I talk to a lot of parents. Every so often I say something that triggers a chain of thoughts that I have to share with everyone. This is one of those thoughts.
Parenting is hard. It is hard for everyone. Some people think that wealthy families are better off because they can afford nannies. I’m here to tell you that even most really well-paid nannies really aren’t all that great. So, get that idea out of your head. ALL parents struggle in many different ways.
As a parent, you don’t have to be perfect. You only need to be present. In fact, making mistakes is a really healthy way to parent. Imagine raising children who aren’t afraid to make mistakes, and more importantly, aren’t afraid to admit to them. What a fucking concept. You can’t even believe the difference it makes in the way your child develops into an adult. You’ve just got to trust me when I say this.

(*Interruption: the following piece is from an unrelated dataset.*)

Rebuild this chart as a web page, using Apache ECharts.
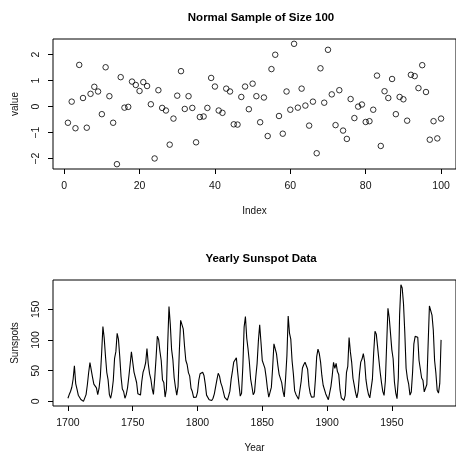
<!DOCTYPE html>
<html>
<head>
<meta charset="utf-8">
<script src="https://cdn.jsdelivr.net/npm/echarts@6/dist/echarts.min.js"></script>
<style>
  html, body { margin: 0; padding: 0; background: #fff; }
  #chart { width: 456px; height: 454px; }
</style>
</head>
<body>
<div id="chart"></div>
<script>
// normal sample (index 1..100)
var sampleValues = [
  -0.62, 0.19, -0.83, 1.60, 0.33, -0.81, 0.49, 0.76, 0.58, -0.29,
  1.51, 0.40, -0.62, -2.21, 1.13, -0.04, -0.01, 0.96, 0.83, 0.60,
  0.94, 0.79, 0.09, -1.99, 0.63, -0.05, -0.15, -1.46, -0.46, 0.42,
  1.36, -0.09, 0.40, -0.05, -1.37, -0.40, -0.38, -0.05, 1.10, 0.77,
  -0.15, -0.24, 0.69, 0.58, -0.68, -0.69, 0.37, 0.77, -0.10, 0.88,
  0.40, -0.60, 0.35, -1.13, 1.44, 1.99, -0.36, -1.04, 0.58, -0.12,
  2.41, -0.04, 0.69, 0.04, -0.73, 0.19, -1.79, 1.47, 0.15, 2.18,
  0.47, -0.71, 0.63, -0.92, -1.24, 0.29, -0.44, 0.00, 0.08, -0.59,
  -0.56, -0.12, 1.19, -1.51, 0.59, 0.33, 1.06, -0.29, 0.37, 0.28,
  -0.54, 1.22, 1.17, 0.71, 1.59, 0.56, -1.27, -0.56, -1.22, -0.46
];
var sampleXTicks = [0, 20, 40, 60, 80, 100];
var sampleYTicks = [-2, -1, 0, 1, 2];

// yearly sunspot numbers 1700..1988
var sunspotStart = 1700;
var sunspots = [
  5.0, 11.0, 16.0, 23.0, 36.0, 58.0, 29.0, 20.0, 10.0, 8.0,
  3.0, 0.0, 0.0, 2.0, 11.0, 27.0, 47.0, 63.0, 60.0, 39.0,
  28.0, 26.0, 22.0, 11.0, 21.0, 40.0, 78.0, 122.0, 103.0, 73.0,
  47.0, 35.0, 11.0, 5.0, 16.0, 34.0, 70.0, 81.0, 111.0, 101.0,
  73.0, 40.0, 20.0, 16.0, 5.0, 11.0, 22.0, 40.0, 60.0, 80.9,
  83.4, 47.7, 47.8, 30.7, 12.2, 9.6, 10.2, 32.4, 47.6, 54.0,
  62.9, 85.9, 61.2, 45.1, 36.4, 20.9, 11.4, 37.8, 69.8, 106.1,
  100.8, 81.6, 66.5, 34.8, 30.6, 7.0, 19.8, 92.5, 154.4, 125.9,
  84.8, 68.1, 38.5, 22.8, 10.2, 24.1, 82.9, 132.0, 130.9, 118.1,
  89.9, 66.6, 60.0, 46.9, 41.0, 21.3, 16.0, 6.4, 4.1, 6.8,
  14.5, 34.0, 45.0, 43.1, 47.5, 42.2, 28.1, 10.1, 8.1, 2.5,
  0.0, 1.4, 5.0, 12.2, 13.9, 35.4, 45.8, 41.1, 30.1, 23.9,
  15.6, 6.6, 4.0, 1.8, 8.5, 16.6, 36.3, 49.6, 64.2, 67.0,
  70.9, 47.8, 27.5, 8.5, 13.2, 56.9, 121.5, 138.3, 103.2, 85.7,
  64.6, 36.7, 24.2, 10.7, 15.0, 40.1, 61.5, 98.5, 124.7, 96.3,
  66.6, 64.5, 54.1, 39.0, 20.6, 6.7, 4.3, 22.7, 54.8, 93.8,
  95.8, 77.2, 59.1, 44.0, 47.0, 30.5, 16.3, 7.3, 37.6, 74.0,
  139.0, 111.2, 101.6, 66.2, 44.7, 17.0, 11.3, 12.4, 3.4, 6.0,
  32.3, 54.3, 59.7, 63.7, 63.5, 52.2, 25.4, 13.1, 6.8, 6.3,
  7.1, 35.6, 73.0, 85.1, 78.0, 64.0, 41.8, 26.2, 26.7, 12.1,
  9.5, 2.7, 5.0, 24.4, 42.0, 63.5, 53.8, 62.0, 48.5, 43.9,
  18.6, 5.7, 3.6, 1.4, 9.6, 47.4, 57.1, 103.9, 80.6, 63.6,
  37.6, 26.1, 14.2, 5.8, 16.7, 44.3, 63.9, 69.0, 77.8, 64.9,
  35.7, 21.2, 11.1, 5.7, 8.7, 36.1, 79.7, 114.4, 109.6, 88.8,
  67.8, 47.5, 30.6, 16.3, 9.6, 33.2, 92.6, 151.6, 136.3, 134.7,
  83.9, 69.4, 31.5, 13.9, 4.4, 38.0, 141.7, 190.2, 184.8, 159.0,
  112.3, 53.9, 37.5, 27.9, 10.2, 15.1, 47.0, 93.8, 105.9, 105.5,
  104.5, 66.6, 68.9, 38.0, 34.5, 15.5, 12.6, 27.5, 92.5, 155.4,
  154.7, 140.5, 115.9, 66.6, 45.9, 17.9, 13.4, 29.2, 100.2
];
var yearTicks = [1700, 1750, 1800, 1850, 1900, 1950];
var sunspotYTicks = [0, 50, 100, 150];

// R style axis range: data range padded by 4% each side
function rRange(lo, hi) {
  var d = (hi - lo) * 0.04;
  return [lo - d, hi + d];
}

var samplePoints = sampleValues.map(function (v, i) { return [i + 1, v]; });
var sunspotPoints = sunspots.map(function (v, i) { return [sunspotStart + i, v]; });

var sx = rRange(1, sampleValues.length);
var sy = rRange(Math.min.apply(null, sampleValues), Math.max.apply(null, sampleValues));
var px = rRange(sunspotStart, sunspotStart + sunspots.length - 1);
var py = rRange(Math.min.apply(null, sunspots), Math.max.apply(null, sunspots));

var font = 'Liberation Sans, Arial, Helvetica, sans-serif';
var txt = '#111';

function plain(v) {
  return String(v).replace('-', '\u2212');
}

function xAxisOpt(idx, range, ticks, name) {
  return {
    gridIndex: idx, type: 'value', min: range[0], max: range[1],
    name: name, nameLocation: 'middle', nameGap: 37,
    nameTextStyle: { fontFamily: font, fontSize: 10, color: txt },
    axisLine: { show: false, onZero: false },
    axisTick: { show: true, inside: false, length: 5, customValues: ticks,
      lineStyle: { color: '#000', width: 1 } },
    axisLabel: { customValues: ticks, margin: 12, fontFamily: font, fontSize: 10.5, color: txt,
      formatter: plain },
    splitLine: { show: false }
  };
}
function yAxisOpt(idx, range, ticks, name) {
  return {
    gridIndex: idx, type: 'value', min: range[0], max: range[1],
    name: name, nameLocation: 'middle', nameGap: 33, nameRotate: 90,
    nameTextStyle: { fontFamily: font, fontSize: 10, color: txt },
    axisLine: { show: false, onZero: false },
    axisTick: { show: true, inside: false, length: 5, customValues: ticks,
      lineStyle: { color: '#000', width: 1 } },
    axisLabel: { customValues: ticks, rotate: 90, margin: 11, fontFamily: font, fontSize: 10.5, color: txt,
      formatter: plain },
    splitLine: { show: false }
  };
}

var chart = echarts.init(document.getElementById('chart'), null, { renderer: 'canvas' });
chart.setOption({
  animation: false,
  backgroundColor: '#fff',
  title: [
    { text: 'Normal Sample of Size 100', left: 256, top: 7, textAlign: 'center',
      textStyle: { fontFamily: font, fontSize: 11.5, fontWeight: 'bold', color: '#000' } },
    { text: 'Yearly Sunspot Data', left: 256, top: 248, textAlign: 'center',
      textStyle: { fontFamily: font, fontSize: 11.5, fontWeight: 'bold', color: '#000' } }
  ],
  grid: [
    { left: 53, top: 39, width: 406, height: 130, show: true, borderColor: '#000', borderWidth: 1, backgroundColor: 'transparent' },
    { left: 53, top: 280, width: 406, height: 129, show: true, borderColor: '#000', borderWidth: 1, backgroundColor: 'transparent' }
  ],
  xAxis: [
    xAxisOpt(0, sx, sampleXTicks, 'Index'),
    xAxisOpt(1, px, yearTicks, 'Year')
  ],
  yAxis: [
    yAxisOpt(0, sy, sampleYTicks, 'value'),
    yAxisOpt(1, py, sunspotYTicks, 'Sunspots')
  ],
  series: [
    {
      type: 'scatter', xAxisIndex: 0, yAxisIndex: 0, data: samplePoints,
      symbol: 'circle', symbolSize: 5.5,
      itemStyle: { color: 'rgba(0,0,0,0)', borderColor: '#000', borderWidth: 1 }
    },
    {
      type: 'line', xAxisIndex: 1, yAxisIndex: 1, data: sunspotPoints,
      showSymbol: false, symbol: 'none',
      lineStyle: { color: '#000', width: 1.1 }
    }
  ]
});
</script>
</body>
</html>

I don’t know how we got it into our heads that suddenly, we must know everything the minute we have a child, but this idea is utterly ridiculous. I didn’t know anything about plumbing when I moved into my first apartment, but I’ve learned some things since then. When you work anywhere in the vicinity of children, you learn how to plunge a mean toilet, really fast. And I imagine I have plenty more to learn.

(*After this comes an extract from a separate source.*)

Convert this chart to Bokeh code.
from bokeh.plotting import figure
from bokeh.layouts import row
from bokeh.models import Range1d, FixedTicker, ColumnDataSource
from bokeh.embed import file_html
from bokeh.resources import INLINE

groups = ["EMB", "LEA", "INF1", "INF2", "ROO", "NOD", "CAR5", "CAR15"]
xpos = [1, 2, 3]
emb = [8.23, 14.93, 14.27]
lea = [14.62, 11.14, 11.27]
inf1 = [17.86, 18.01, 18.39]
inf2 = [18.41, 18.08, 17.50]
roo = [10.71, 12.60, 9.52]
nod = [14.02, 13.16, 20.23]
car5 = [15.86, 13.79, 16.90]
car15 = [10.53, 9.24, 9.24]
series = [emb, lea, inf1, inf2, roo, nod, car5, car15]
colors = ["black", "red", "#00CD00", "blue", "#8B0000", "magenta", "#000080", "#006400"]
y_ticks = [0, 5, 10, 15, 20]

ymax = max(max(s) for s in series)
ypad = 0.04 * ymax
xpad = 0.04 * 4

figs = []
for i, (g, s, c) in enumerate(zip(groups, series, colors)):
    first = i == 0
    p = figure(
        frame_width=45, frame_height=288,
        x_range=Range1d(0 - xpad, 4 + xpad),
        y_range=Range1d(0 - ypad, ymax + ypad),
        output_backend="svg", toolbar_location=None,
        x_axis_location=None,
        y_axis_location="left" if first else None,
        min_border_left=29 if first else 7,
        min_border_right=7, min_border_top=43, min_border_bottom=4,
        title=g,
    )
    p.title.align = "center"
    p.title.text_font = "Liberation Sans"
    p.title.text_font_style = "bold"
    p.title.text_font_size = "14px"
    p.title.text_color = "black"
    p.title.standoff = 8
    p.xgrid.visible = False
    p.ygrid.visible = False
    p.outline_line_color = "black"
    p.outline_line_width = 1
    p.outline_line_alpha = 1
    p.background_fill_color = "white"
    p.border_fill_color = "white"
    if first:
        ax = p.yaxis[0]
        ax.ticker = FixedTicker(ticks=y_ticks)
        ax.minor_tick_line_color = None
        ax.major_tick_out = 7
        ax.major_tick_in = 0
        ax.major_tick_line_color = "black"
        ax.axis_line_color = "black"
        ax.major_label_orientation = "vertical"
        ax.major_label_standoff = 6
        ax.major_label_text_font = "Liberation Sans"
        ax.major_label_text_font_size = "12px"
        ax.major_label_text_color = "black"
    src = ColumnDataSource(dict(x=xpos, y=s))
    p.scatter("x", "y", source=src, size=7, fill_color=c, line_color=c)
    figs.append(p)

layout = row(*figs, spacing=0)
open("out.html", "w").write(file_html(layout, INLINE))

It’s OK to not know everything all at once. Here’s a clue, if you are asking the questions, you’re probably doing OK. In fact, you’re already ahead of the game. The first trick to good parenting is to wonder how badly you are fucking-up your child. If you have ever wondered this, congratulations! You are well on your way to being a great parent!
The second trick is to not worry about it so much. You can accomplish this by not listening to any bullshit some idiot is telling you just because they think they know your child better than you do. This includes me. Many people can offer-up some pretty useful general advice. But very few are going to understand the intricacies of your family dynamics, while at the same time, having a decent working knowledge of child development. Again, this includes me.
In the past, people have accused me of being too “textbook.” Umm… I am probably the least traditional parent educator ever. You know why? Because I cuss. I’m not kidding. I don’t give a shit, I will tell you the truth. Sometimes the truth is, you gotta do what you gotta do. This means that hard and fast rules are really stupid when it comes to parenting. Life happens in the gray area. I don’t care how badly you want it to be black and white. It’s not, and never will be. This is a good thing! Because it means everybody is growing and learning together!
I should mention here that I don’t want anyone to blindly follow my advice. I think people should question everything. Developing parenting skills is like completing a 10,000 piece jigsaw puzzle of the clear blue sky. I’ve been around the block more than a few times, and even I need to shake things up once in a while. What I’m saying is use the best information you have and remember, that like everything else, it is constantly changing.
And stop being so hard on yourself! I mean it! Sometimes the measure of a good day really is if everyone is still alive at the end of it.